In some professions, like law, upfront payments need to be put into a trust account to protect everyone involved, so this isn’t as out there as it may sound.

Being Mindful of How You Communicate with Potential Clients

Finally, and this isn’t about payment terms per se, but when it comes to payments and how we communicate about them, we need to be mindful.

I’ve noticed a trend with B2E businesses, particularly in the coaching and course market where how they speak about their potential clients, making investments and payments is distasteful. I wanted to share this as we need to be proactive and not start letting this creep into our service-based businesses.

We need to be thoughtful in how we speak to our potential clients in our sales copy, our marketing, our sales conversations and more. Choose your words carefully and think about how they may make someone feel.

How would you feel on the receiving end of an aggressive “this is not for you if…” section of your sales page. What about if you considered working with someone, but you weren’t quite ready yet and they made you feel less than?

To build trust with potential clients, you need to treat them with respect and you need to honor their timeline. By doing that, you’ll have clients that trust you from day one, making your working relationship that much easier.

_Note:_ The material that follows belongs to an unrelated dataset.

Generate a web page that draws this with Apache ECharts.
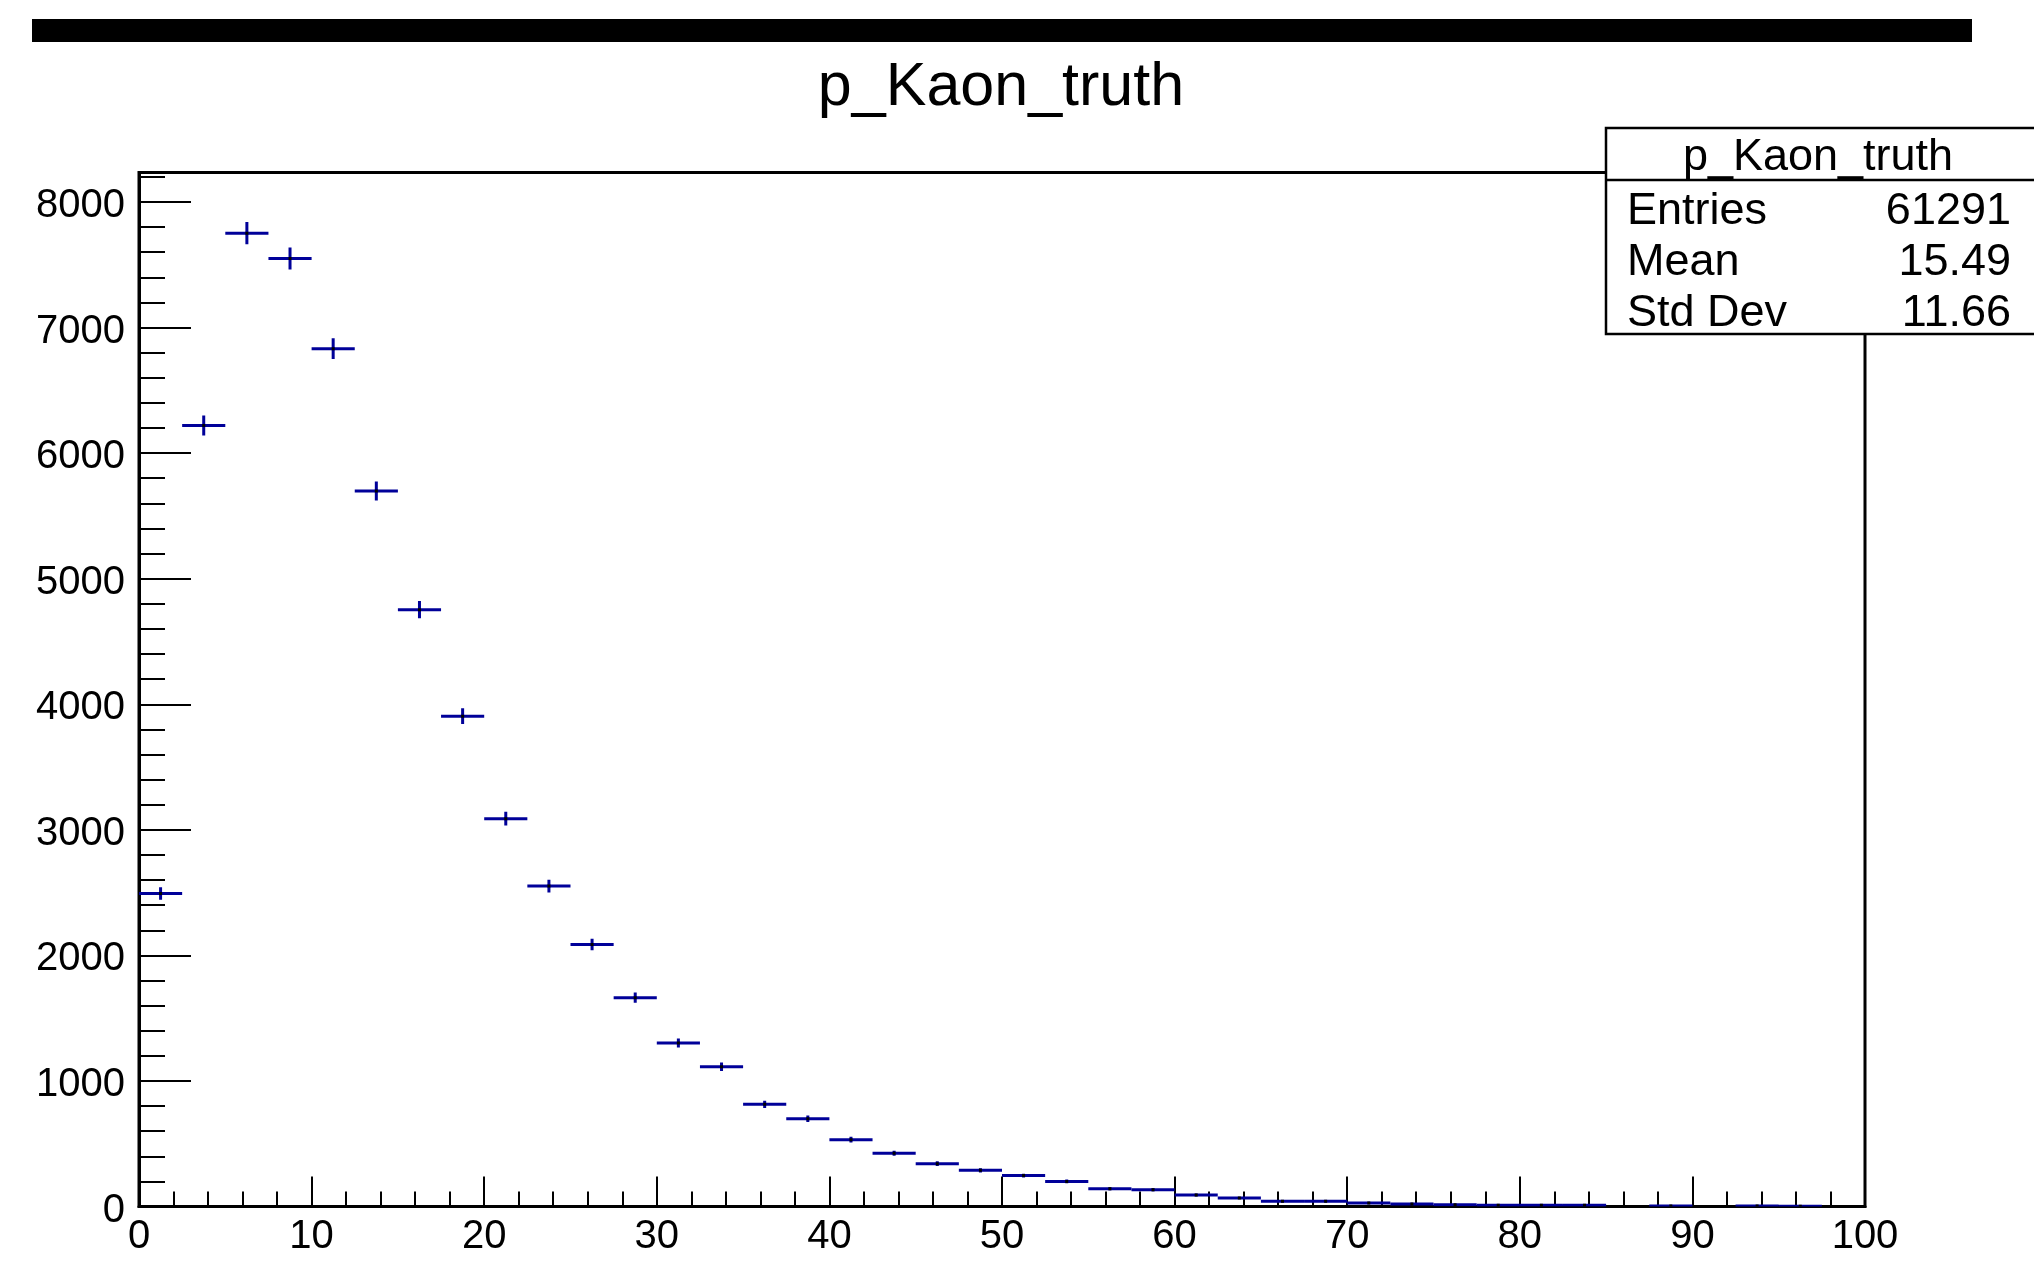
<!DOCTYPE html>
<html>
<head>
<meta charset="utf-8">
<script src="https://cdn.jsdelivr.net/npm/echarts@6/dist/echarts.min.js"></script>
<style>
  html, body { margin: 0; padding: 0; background: #fff; }
  #chart { width: 2034px; height: 1268px; }
</style>
</head>
<body>
<div id="chart"></div>
<script>
// ---- data ----
const histTitle = 'p_Kaon_truth';
const binWidth = 2.5;
const binCenters = [1.25, 3.75, 6.25, 8.75, 11.25, 13.75, 16.25, 18.75, 21.25, 23.75,
  26.25, 28.75, 31.25, 33.75, 36.25, 38.75, 41.25, 43.75, 46.25, 48.75,
  51.25, 53.75, 56.25, 58.75, 61.25, 63.75, 66.25, 68.75, 71.25, 73.75,
  76.25, 78.75, 81.25, 83.75, 86.25, 88.75, 91.25, 93.75, 96.25, 98.75];
const binCounts = [2493, 6220, 7752, 7550, 6832, 5699, 4753, 3905, 3089, 2552,
  2087, 1663, 1302, 1113, 814, 699, 532, 424, 341, 288,
  246, 200, 142, 134, 92, 68, 41, 41, 28, 19,
  14, 10, 9, 9, 0, 3, 0, 3, 2, 0];
const statLabels = ['Entries', 'Mean', 'Std Dev'];
const statValues = ['61291', '15.49', '11.66'];
const xTickInterval = 10;
const yTickInterval = 1000;
const yMinorInterval = 200;
const yMax = 8235;

const FONT = '"Liberation Sans", Arial, Helvetica, sans-serif';
const dataPts = binCenters.map((c, i) => [c, binCounts[i]]);

const chart = echarts.init(document.getElementById('chart'), null, { renderer: 'canvas' });

const statTexts = [];
statLabels.forEach((lab, i) => {
  const cy = 212 + i * 51;
  statTexts.push({
    type: 'text', z: 102, left: 1627, top: cy - 23,
    style: { text: lab, font: '45px ' + FONT, fill: '#000', verticalAlign: 'top', align: 'left' }
  });
  statTexts.push({
    type: 'text', z: 102, x: 2011, y: cy - 23,
    style: { text: statValues[i], font: '45px ' + FONT, fill: '#000', verticalAlign: 'top', align: 'right' }
  });
});

chart.setOption({
  animation: false,
  backgroundColor: '#fff',
  grid: {
    left: 139, right: 169, top: 172.5, bottom: 61.5,
    show: true, borderColor: '#000', borderWidth: 3, backgroundColor: 'transparent',
    containLabel: false, outerBoundsMode: 'none'
  },
  xAxis: {
    type: 'value', min: 0, max: 100, interval: xTickInterval,
    axisLine: { show: true, onZero: false, lineStyle: { color: '#000', width: 3 } },
    axisTick: { show: true, inside: true, length: 30, lineStyle: { color: '#000', width: 2 } },
    minorTick: { show: true, splitNumber: 5, length: 15, lineStyle: { color: '#000', width: 2 } },
    splitLine: { show: false },
    axisLabel: { color: '#000', fontSize: 40, fontFamily: FONT, margin: 10 }
  },
  yAxis: [
    {
      type: 'value', min: 0, max: yMax, interval: yTickInterval, position: 'left',
      axisLine: { show: true, onZero: false, lineStyle: { color: '#000', width: 3 } },
      axisTick: { show: true, inside: true, length: 52, lineStyle: { color: '#000', width: 2 } },
      splitLine: { show: false },
      axisLabel: { color: '#000', fontSize: 40, fontFamily: FONT, margin: 14, showMaxLabel: false,
        formatter: v => (v % yTickInterval === 0 ? '{t|' + v + '}' : ''),
        rich: { t: { fontSize: 40, fontFamily: FONT, color: '#000', padding: [8, 0, 0, 0] } } }
    },
    {
      type: 'value', min: 0, max: yMax, interval: yMinorInterval, position: 'left', offset: 0,
      axisLine: { show: false },
      axisTick: { show: true, inside: true, length: 26, lineStyle: { color: '#000', width: 2 } },
      splitLine: { show: false },
      axisLabel: { show: false }
    }
  ],
  graphic: [
    { type: 'rect', z: 100, shape: { x: 32, y: 19, width: 1940, height: 23 }, style: { fill: '#000' } },
    { type: 'text', z: 100, x: 1001, y: 88,
      style: { text: histTitle, font: '61px ' + FONT, fill: '#000', align: 'center', verticalAlign: 'middle' } },
    { type: 'rect', z: 101, shape: { x: 1606, y: 128, width: 500, height: 206 },
      style: { fill: '#fff', stroke: '#000', lineWidth: 2.5 } },
    { type: 'line', z: 102, shape: { x1: 1606, y1: 180, x2: 2040, y2: 180 },
      style: { stroke: '#000', lineWidth: 2.5 } },
    { type: 'text', z: 102, x: 1818, y: 158,
      style: { text: histTitle, font: '45px ' + FONT, fill: '#000', align: 'center', verticalAlign: 'middle' } },
    ...statTexts
  ],
  series: [{
    type: 'custom',
    xAxisIndex: 0, yAxisIndex: 0,
    clip: true,
    data: dataPts,
    renderItem: function (params, api) {
      const x = api.value(0), y = api.value(1);
      if (!(y > 0)) return null;
      const p = api.coord([x, y]);
      const pl = api.coord([x - binWidth / 2, y]);
      const pr = api.coord([x + binWidth / 2, y]);
      const err = Math.sqrt(y);
      const pt = api.coord([x, y + err]);
      const pb = api.coord([x, Math.max(0, y - err)]);
      return {
        type: 'group',
        children: [
          { type: 'line', shape: { x1: pl[0], y1: p[1], x2: pr[0], y2: p[1] },
            style: { stroke: '#000099', lineWidth: 3 } },
          { type: 'line', shape: { x1: p[0], y1: pt[1], x2: p[0], y2: pb[1] },
            style: { stroke: '#000099', lineWidth: 3 } },
          { type: 'rect', shape: { x: p[0] - 1.5, y: p[1] - 1.5, width: 3, height: 3 },
            style: { fill: '#000' } }
        ]
      };
    }
  }]
});
</script>
</body>
</html>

Aim to Balance the Buyer and Sellers Needs with Payments

When it comes to payments, from the terms to how you collect money, the ultimate goal should be to find ways to reduce friction on both sides. As a service provider, you don’t have to be a doormat and agree to whatever your client wants. On the flip side, you need to be fair and of service to your clients so you’re not making it hard to work with you, raising red flags or totally tanking their trust in you before you even get started.